Jazz popularity crescendoes with young audiences

By Alexandra Yetter

Adam Dib, a second year graduate student studying music composition for the screen, says jazz music catapulted into his life in middle school when his teacher pulled out a trumpet during rehearsal and started improvising. 

The experience opened Dib’s eyes to an entirely new world, he said.

Dib is one of many millennials living in the jazz world. According to a September 2018 report by the Statista Global Consumer Survey, 30.5 percent of jazz listeners are between 18 and 29 years old, 36.2 percent are 30 to 49 years old and 25.4 percent are 50 to 64 years old.

Kavyesh Kavyraj, a senior contemporary urban and popular music major, traveled to America to attend Columbia so he could immerse himself in the culture of the music, he said.
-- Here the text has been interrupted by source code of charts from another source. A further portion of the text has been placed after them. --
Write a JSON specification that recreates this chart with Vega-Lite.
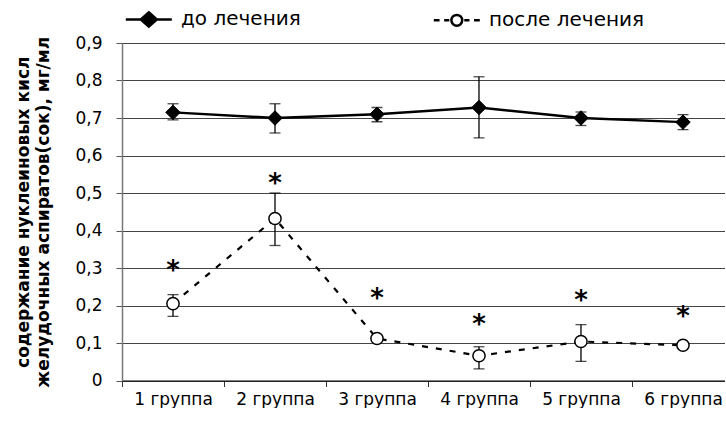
{
  "$schema": "https://vega.github.io/schema/vega-lite/v6.json",
  "width": 603,
  "height": 337.5,
  "padding": {"left": 14, "top": 6, "right": 0, "bottom": 0},
  "config": {"view": {"stroke": null}, "font": "DejaVu Sans"},
  "data": {
    "values": [
      {"group": 1, "series": "до лечения", "mean": 0.715, "low": 0.695, "high": 0.738},
      {"group": 2, "series": "до лечения", "mean": 0.70, "low": 0.66, "high": 0.738},
      {"group": 3, "series": "до лечения", "mean": 0.71, "low": 0.69, "high": 0.728},
      {"group": 4, "series": "до лечения", "mean": 0.728, "low": 0.647, "high": 0.81},
      {"group": 5, "series": "до лечения", "mean": 0.70, "low": 0.68, "high": 0.716},
      {"group": 6, "series": "до лечения", "mean": 0.689, "low": 0.669, "high": 0.709},
      {"group": 1, "series": "после лечения", "mean": 0.205, "low": 0.171, "high": 0.229, "star": 0.312},
      {"group": 2, "series": "после лечения", "mean": 0.432, "low": 0.36, "high": 0.50, "star": 0.544},
      {"group": 3, "series": "после лечения", "mean": 0.112, "low": 0.105, "high": 0.118, "star": 0.235},
      {"group": 4, "series": "после лечения", "mean": 0.066, "low": 0.031, "high": 0.09, "star": 0.168},
      {"group": 5, "series": "после лечения", "mean": 0.104, "low": 0.051, "high": 0.149, "star": 0.232},
      {"group": 6, "series": "после лечения", "mean": 0.094, "low": 0.088, "high": 0.10, "star": 0.187}
    ]
  },
  "layer": [
    {
      "mark": {"type": "point", "opacity": 0, "stroke": "black"},
      "encoding": {
        "x": {
          "field": "group", "type": "quantitative", "title": null,
          "scale": {"domain": [0.5, 6.412], "nice": false, "zero": false},
          "axis": {
            "values": [0.5, 1, 1.5, 2, 2.5, 3, 3.5, 4, 4.5, 5, 5.5, 6],
            "tickCount": 20,
            "labelExpr": "datum.value % 1 === 0 ? datum.value + ' группа' : ''",
            "labelOverlap": false,
            "labelFontSize": 17,
            "labelColor": "black",
            "labelPadding": 5,
            "tickSize": 6,
            "tickColor": "#333",
            "tickOpacity": {"condition": {"test": "datum.value % 1 === 0", "value": 0}, "value": 1},
            "domainColor": "black",
            "domainWidth": 1.2,
            "grid": false
          }
        },
        "y": {
          "field": "mean", "type": "quantitative",
          "title": ["содержание нуклеиновых кисл", "желудочных аспиратов(сок), мг/мл"],
          "scale": {"domain": [0, 0.9], "nice": false},
          "axis": {
            "titleFontSize": 17,
            "titleFontWeight": "bold",
            "titleLineHeight": 20,
            "titleColor": "black",
            "titlePadding": 22,
            "values": [0, 0.1, 0.2, 0.3, 0.4, 0.5, 0.6, 0.7, 0.8, 0.9],
            "tickCount": 20,
            "labelOverlap": false,
            "labelExpr": "datum.value == 0 ? '0' : replace(format(datum.value, '.1f'), '.', ',')",
            "labelFontSize": 17,
            "labelColor": "black",
            "labelPadding": 14,
            "tickSize": 6,
            "tickColor": "#555",
            "domainColor": "#777",
            "domainWidth": 1.5,
            "grid": true,
            "gridColor": "#444",
            "gridWidth": 1
          }
        },
        "shape": {
          "field": "series", "type": "nominal",
          "scale": {
            "domain": ["до лечения", "после лечения"],
            "range": [
              "M-0.8,0H3.2M1.2,-0.62L1.9,0L1.2,0.62L0.5,0Z",
              "M-0.8,0H-0.3M0.1,0H0.55M1.85,0H2.3M2.7,0H3.2M1.67,0A0.47,0.47 0 1,1 0.73,0A0.47,0.47 0 1,1 1.67,0Z"
            ]
          },
          "legend": {
            "title": null,
            "orient": "top",
            "direction": "horizontal",
            "labelFontSize": 20,
            "labelColor": "black",
            "symbolSize": 529,
            "symbolStrokeWidth": 2.5,
            "symbolOpacity": 1,
            "columnPadding": 127,
            "labelOffset": 33,
            "offset": 11,
            "encode": {
              "symbols": {
                "update": {
                  "opacity": {"value": 1},
                  "stroke": {"value": "black"},
                  "strokeWidth": {"value": 2.5},
                  "size": {"value": 529}
                }
              }
            }
          }
        },
        "fill": {
          "field": "series", "type": "nominal",
          "scale": {"domain": ["до лечения", "после лечения"], "range": ["black", "white"]}
        }
      }
    },
    {
      "transform": [{"filter": "datum.series === 'до лечения'"}],
      "mark": {"type": "line", "color": "black", "strokeWidth": 2.5},
      "encoding": {
        "x": {"field": "group", "type": "quantitative", "title": null},
        "y": {"field": "mean", "type": "quantitative", "title": ["содержание нуклеиновых кисл", "желудочных аспиратов(сок), мг/мл"]}
      }
    },
    {
      "transform": [{"filter": "datum.series === 'после лечения'"}],
      "mark": {"type": "line", "color": "black", "strokeWidth": 2.2, "strokeDash": [6, 8]},
      "encoding": {
        "x": {"field": "group", "type": "quantitative", "title": null},
        "y": {"field": "mean", "type": "quantitative", "title": ["содержание нуклеиновых кисл", "желудочных аспиратов(сок), мг/мл"]}
      }
    },
    {
      "mark": {"type": "errorbar", "color": "black", "ticks": {"size": 11, "thickness": 1.3, "color": "black"}, "rule": {"strokeWidth": 1.3, "color": "black"}},
      "encoding": {
        "x": {"field": "group", "type": "quantitative", "title": null},
        "y": {"field": "low", "type": "quantitative", "title": ["содержание нуклеиновых кисл", "желудочных аспиратов(сок), мг/мл"]},
        "y2": {"field": "high"}
      }
    },
    {
      "transform": [{"filter": "datum.series === 'до лечения'"}],
      "mark": {"type": "point", "shape": "diamond", "filled": true, "fill": "black", "stroke": "black", "strokeWidth": 1, "opacity": 1, "size": 210},
      "encoding": {
        "x": {"field": "group", "type": "quantitative", "title": null},
        "y": {"field": "mean", "type": "quantitative", "title": ["содержание нуклеиновых кисл", "желудочных аспиратов(сок), мг/мл"]}
      }
    },
    {
      "transform": [{"filter": "datum.series === 'после лечения'"}],
      "mark": {"type": "point", "shape": "circle", "fill": "white", "stroke": "black", "strokeWidth": 1.5, "opacity": 1, "size": 150},
      "encoding": {
        "x": {"field": "group", "type": "quantitative", "title": null},
        "y": {"field": "mean", "type": "quantitative", "title": ["содержание нуклеиновых кисл", "желудочных аспиратов(сок), мг/мл"]}
      }
    },
    {
      "transform": [{"filter": "datum.star != null"}],
      "mark": {"type": "text", "text": "*", "fontSize": 26, "fontWeight": "bold", "color": "black", "baseline": "middle", "dy": 7},
      "encoding": {
        "x": {"field": "group", "type": "quantitative", "title": null},
        "y": {"field": "star", "type": "quantitative", "title": ["содержание нуклеиновых кисл", "желудочных аспиратов(сок), мг/мл"]}
      }
    }
  ]
}
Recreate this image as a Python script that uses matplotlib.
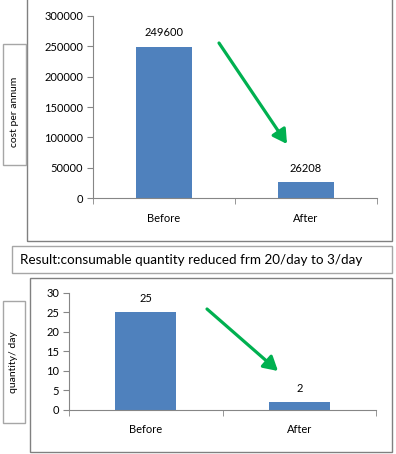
import matplotlib
matplotlib.use("Agg")
import matplotlib.pyplot as plt
from matplotlib.patches import Rectangle, FancyArrowPatch

plt.rcParams['font.family'] = ['Lato', 'DejaVu Sans']

categories = ["Before", "After"]
cost_values = [249600, 26208]
qty_values = [25, 2]
cost_ticks = [0, 50000, 100000, 150000, 200000, 250000, 300000]
qty_ticks = [0, 5, 10, 15, 20, 25, 30]
cost_ylabel = "cost per annum"
qty_ylabel = "quantity/ day"
result_text = "Result:consumable quantity reduced frm 20/day to 3/day"

W, H = 396, 454
BAR = "#4F81BD"
AX = "#868686"
GREEN = "#00B050"
BOX = "#A6A6A6"

fig = plt.figure(figsize=(W / 100, H / 100), dpi=100)


def fr(x0, y0, x1, y1):
    # pixel box (top-left origin) -> figure fraction rect
    return [x0 / W, 1 - y1 / H, (x1 - x0) / W, (y1 - y0) / H]


def box(x0, y0, x1, y1, color):
    fig.patches.append(Rectangle((x0 / W, 1 - y1 / H), (x1 - x0) / W, (y1 - y0) / H,
                                 transform=fig.transFigure, fill=False,
                                 edgecolor=color, linewidth=1.0))


def arrow(x0, y0, x1, y1):
    fig.patches.append(FancyArrowPatch((x0 / W, 1 - y0 / H), (x1 / W, 1 - y1 / H),
                                       transform=fig.transFigure,
                                       arrowstyle="-|>,head_length=7,head_width=4",
                                       mutation_scale=1.2,
                                       color=GREEN, linewidth=2.3,
                                       shrinkA=0, shrinkB=0))


def bar_chart(rect, values, ticks, fmt, xpad):
    ax = fig.add_axes(rect)
    x = list(range(len(categories)))
    ax.bar(x, values, width=0.4, color=BAR)
    ax.set_xlim(-0.5, len(categories) - 0.5)
    ax.set_ylim(ticks[0], ticks[-1])
    ax.set_yticks(ticks)
    ax.set_yticklabels([fmt(t) for t in ticks])
    ax.set_xticks(x)
    ax.set_xticklabels(categories)
    ax.set_xticks([i - 0.5 for i in range(len(categories) + 1)], minor=True)
    ax.tick_params(axis='x', which='major', length=0, pad=xpad, labelsize=8)
    ax.tick_params(axis='x', which='minor', length=4, color=AX, direction='out')
    ax.tick_params(axis='y', length=4, color=AX, pad=3, labelsize=8)
    for s in ("top", "right"):
        ax.spines[s].set_visible(False)
    for s in ("left", "bottom"):
        ax.spines[s].set_color(AX)
    for xi, v in zip(x, values):
        ax.annotate(fmt(v), (xi, v), xytext=(0, 6), textcoords="offset points",
                    ha="center", va="bottom", fontsize=8)
    ax.patch.set_alpha(0)
    return ax


# top chart
box(27, -2, 392, 241, "#808080")
bar_chart(fr(93, 16, 377, 198), cost_values, cost_ticks, lambda v: f"{v:d}", 11)
box(3, 44, 26, 165, BOX)
fig.text(14.5 / W, 1 - 112 / H, cost_ylabel, rotation=90, ha="center", va="center", fontsize=7.5)
arrow(219, 43, 287, 144)

# result text box
box(12, 246, 392, 273, BOX)
fig.text(20 / W, 1 - 260 / H, result_text, ha="left", va="center", fontsize=9.7)

# bottom chart
box(30, 278, 392, 452, "#808080")
bar_chart(fr(69, 292.7, 376, 409.7), qty_values, qty_ticks, lambda v: f"{v:d}", 10)
box(3, 301, 25, 423, BOX)
fig.text(14 / W, 1 - 362 / H, qty_ylabel, rotation=90, ha="center", va="center", fontsize=7.5)
arrow(207, 309, 278, 371)

fig.savefig("out.png", dpi=100)
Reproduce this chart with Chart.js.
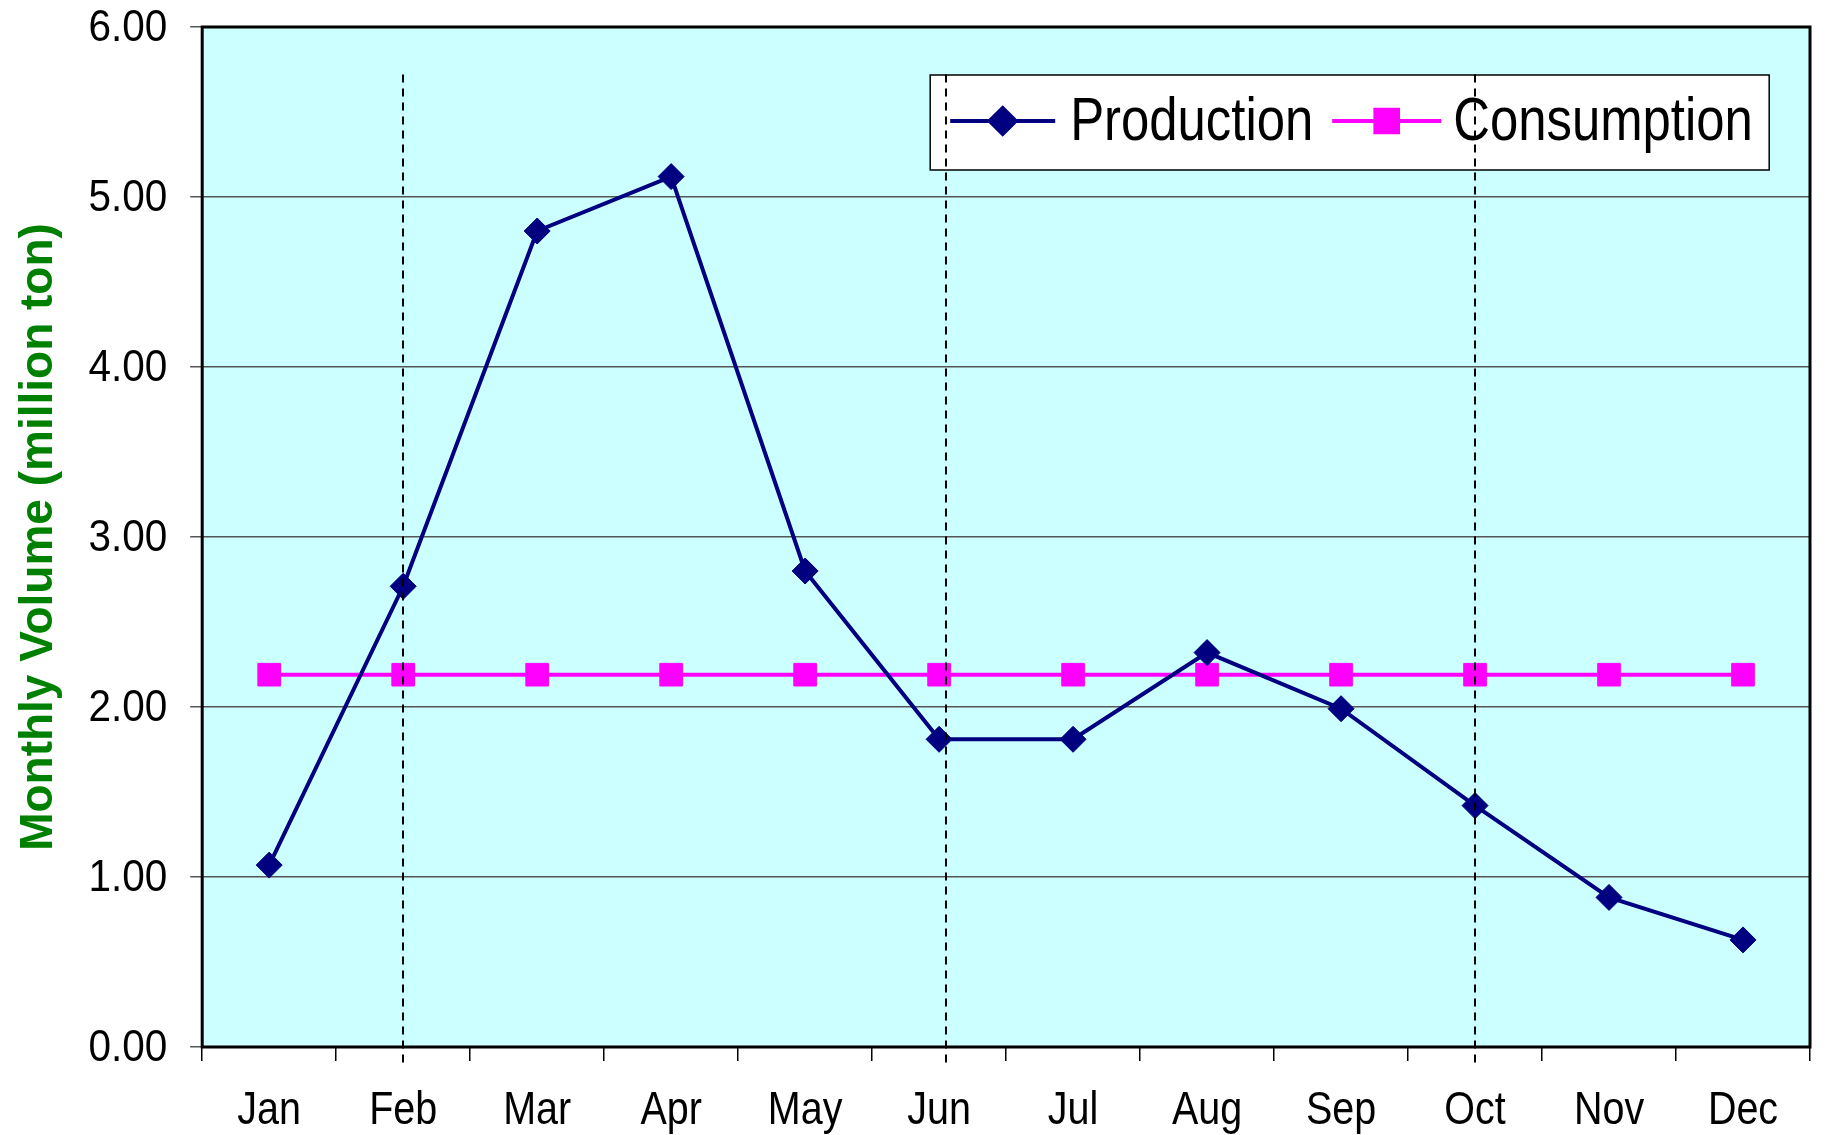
<!DOCTYPE html>
<html>
<head>
<meta charset="utf-8">
<script src="https://cdn.jsdelivr.net/npm/chart.js@4"></script>
<style>
  html, body { margin: 0; padding: 0; background: #fff; }
  #wrap { position: relative; width: 1827px; height: 1135px; }
</style>
</head>
<body>
<div id="wrap"><canvas id="volume_chart"></canvas></div>
<script>
// chart data
const months = ["Jan", "Feb", "Mar", "Apr", "May", "Jun", "Jul", "Aug", "Sep", "Oct", "Nov", "Dec"];
const production = [1.07, 2.71, 4.80, 5.12, 2.80, 1.81, 1.81, 2.32, 1.99, 1.42, 0.88, 0.63];
const consumption = [2.19, 2.19, 2.19, 2.19, 2.19, 2.19, 2.19, 2.19, 2.19, 2.19, 2.19, 2.19];
const yTicks = [0, 1, 2, 3, 4, 5, 6];
// dashed markers (category index) and the value where they start
const dashedAt = [1, 5.05, 9];
const dashedTop = 5.72;

const plainFont = "'Liberation Sans', Arial, sans-serif";

// draws text squeezed horizontally (the original uses tall, narrow lettering)
function squeezedText(ctx, text, x, y, size, squeeze, align) {
  ctx.save();
  ctx.font = size + "px " + plainFont;
  ctx.textBaseline = "alphabetic";
  ctx.textAlign = align;
  ctx.translate(x, y);
  ctx.scale(squeeze, 1);
  ctx.fillText(text, 0, 0);
  ctx.restore();
}

// plot background + frame
const plotFrame = {
  id: "plotFrame",
  beforeDraw(chart) {
    const { ctx, chartArea: a } = chart;
    ctx.save();
    ctx.fillStyle = "#CCFFFF";
    ctx.fillRect(a.left, a.top, a.right - a.left, a.bottom - a.top);
    ctx.restore();
  },
  afterDraw(chart) {
    const { ctx, chartArea: a } = chart;
    ctx.save();
    ctx.strokeStyle = "#000";
    ctx.lineWidth = 3;
    ctx.strokeRect(a.left, a.top, a.right - a.left, a.bottom - a.top);
    ctx.restore();
  }
};

// tick labels, taken from the chart's own scales
const tickLabels = {
  id: "tickLabels",
  afterDraw(chart) {
    const { ctx, chartArea: a, scales } = chart;
    ctx.save();
    ctx.fillStyle = "#000";
    scales.y.ticks.forEach(t => {
      const y = scales.y.getPixelForValue(t.value);
      squeezedText(ctx, t.value.toFixed(2), a.left - 35, y + 14, 45, 0.9, "right");
    });
    chart.data.labels.forEach((lab, i) => {
      const x = scales.x.getPixelForValue(i);
      squeezedText(ctx, lab, x, a.bottom + 77, 47, 0.84, "center");
    });
    ctx.restore();
  }
};

// legend box inside the plot, then the dashed verticals over it
const legendAndDashes = {
  id: "legendAndDashes",
  afterDatasetsDraw(chart) {
    const { ctx, chartArea: a, scales } = chart;
    ctx.save();

    const bx = a.left + 728, by = a.top + 48, bw = 839, bh = 95;
    ctx.fillStyle = "#fff";
    ctx.fillRect(bx, by, bw, bh);
    ctx.strokeStyle = "#000";
    ctx.lineWidth = 1.5;
    ctx.strokeRect(bx, by, bw, bh);

    const cy = by + 46;
    chart.data.datasets.forEach((ds, i) => {
      const x0 = bx + (i === 0 ? 20 : 402);
      const x1 = bx + (i === 0 ? 125 : 511);
      const tx = bx + (i === 0 ? 140 : 523);
      ctx.strokeStyle = ds.borderColor;
      ctx.lineWidth = 4;
      ctx.beginPath();
      ctx.moveTo(x0, cy);
      ctx.lineTo(x1, cy);
      ctx.stroke();
      ctx.fillStyle = ds.backgroundColor;
      ctx.beginPath();
      Chart.helpers.drawPoint(ctx, { pointStyle: ds.pointStyle, radius: ds.pointRadius, rotation: 0, borderWidth: 1 }, (x0 + x1) / 2, cy);
      ctx.fill();
      ctx.fillStyle = "#000";
      squeezedText(ctx, ds.label, tx, by + 65, 62, 0.82, "left");
    });

    // dashed verticals
    ctx.strokeStyle = "#000";
    ctx.lineWidth = 2;
    ctx.setLineDash([8, 6]);
    const yTop = scales.y.getPixelForValue(dashedTop);
    dashedAt.forEach(idx => {
      const x = Math.round(scales.x.getPixelForValue(idx));
      ctx.beginPath();
      ctx.moveTo(x, yTop);
      ctx.lineTo(x, a.bottom + 17);
      ctx.stroke();
    });
    ctx.restore();
  }
};

const ctx = document.getElementById("volume_chart").getContext("2d");
new Chart(ctx, {
  type: "line",
  data: {
    labels: months,
    datasets: [
      {
        label: "Production",
        data: production,
        borderColor: "#000080",
        backgroundColor: "#000080",
        borderWidth: 4,
        pointStyle: "rectRot",
        pointRadius: 13,
        pointBorderWidth: 1,
        tension: 0,
        fill: false
      },
      {
        label: "Consumption",
        data: consumption,
        borderColor: "#FF00FF",
        backgroundColor: "#FF00FF",
        borderWidth: 4,
        pointStyle: "rect",
        pointRadius: 16,
        pointBorderWidth: 1,
        tension: 0,
        fill: false
      }
    ]
  },
  options: {
    responsive: true,
    maintainAspectRatio: false,
    animation: false,
    layout: { padding: { left: 12, right: 15, top: 27, bottom: 74 } },
    plugins: {
      legend: { display: false },
      tooltip: { enabled: false }
    },
    scales: {
      x: {
        offset: true,
        border: { display: false },
        grid: {
          display: true,
          offset: true,
          drawOnChartArea: false,
          drawTicks: true,
          tickLength: 14,
          color: "#000",
          lineWidth: 1.5
        },
        ticks: { display: false }
      },
      y: {
        min: 0,
        max: 6,
        border: { display: false },
        afterBuildTicks(axis) {
          axis.ticks = yTicks.map(v => ({ value: v }));
        },
        grid: {
          color: "#555",
          lineWidth: 1.5,
          tickLength: 12
        },
        ticks: { display: false },
        title: {
          display: true,
          text: "Monthly Volume (million ton)",
          color: "#008000",
          font: { family: plainFont, size: 46, weight: "bold" },
          padding: { top: 0, bottom: 123 }
        }
      }
    }
  },
  plugins: [plotFrame, tickLabels, legendAndDashes]
});
</script>
</body>
</html>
“[New artists] have brought jazz out of a highbrow tense that it has always been associated with and [made it] more commonly acceptable,” Kavyraj said. “This resurgence brings a lot of hope for jazz musicians everywhere,” said Kavyraj.

According to Dib, part of the reason for jazz’s renewal is pop culture. Dib said music styles come back in waves. For instance the “Stranger Things” soundtrack brought back 80s music and “The Incredibles 2” also helped bring back jazz.

Scott Hall, director of Jazz Studies at Columbia, attributes the resurgence to musicians’ improvisation and experimentation.

“It seems like the barriers have been broken down,” Hall said. “It’s easier for musicians coming from different worlds to collaborate.”

Chris Chisholm, co-owner of Andy’s Jazz Club and Restaurant, 11 E. Hubbard St., said he noticed the uptick in millennial interest in jazz in the past few years, with more of them attending live shows at the jazz club and others, such as the Green Mill, 4802 N Broadway, and Jazz Showcase, 806 S Plymouth Ct.

Brandon Chisholm, co-owner and Chris’ brother, said some of the best musicians who have performed at Andy’s Jazz Club have been between the ages of 20 and 26. These millennials aren’t wearing suits, ties and top-hats either, he added. Instead, they appreciate the casual atmosphere the venue creates.

Hall said he has noticed more interest in jazz from students, particularly in the improvisational aspect of the genre.

“The younger generation, they understand and appreciate the significance of the jazz language for developing their own personal style,” Hall said.

The newfound spirit for jazz may be due also, in part, to widespread access on social media platforms where people discover jazz and seek out live performances, Brandon said. After discovering the art form on social media, Brandon said millennials fall in love with a world they never knew existed.

Artists such as Kendrick Lamar and David Bowie are just a couple of many well-known musicians who have integrated jazz into their sound, Kavyraj said.

“Jazz musicians are discovering new ways of expressing themselves and not associating themselves with antiquity and tradition,” Kavyraj said.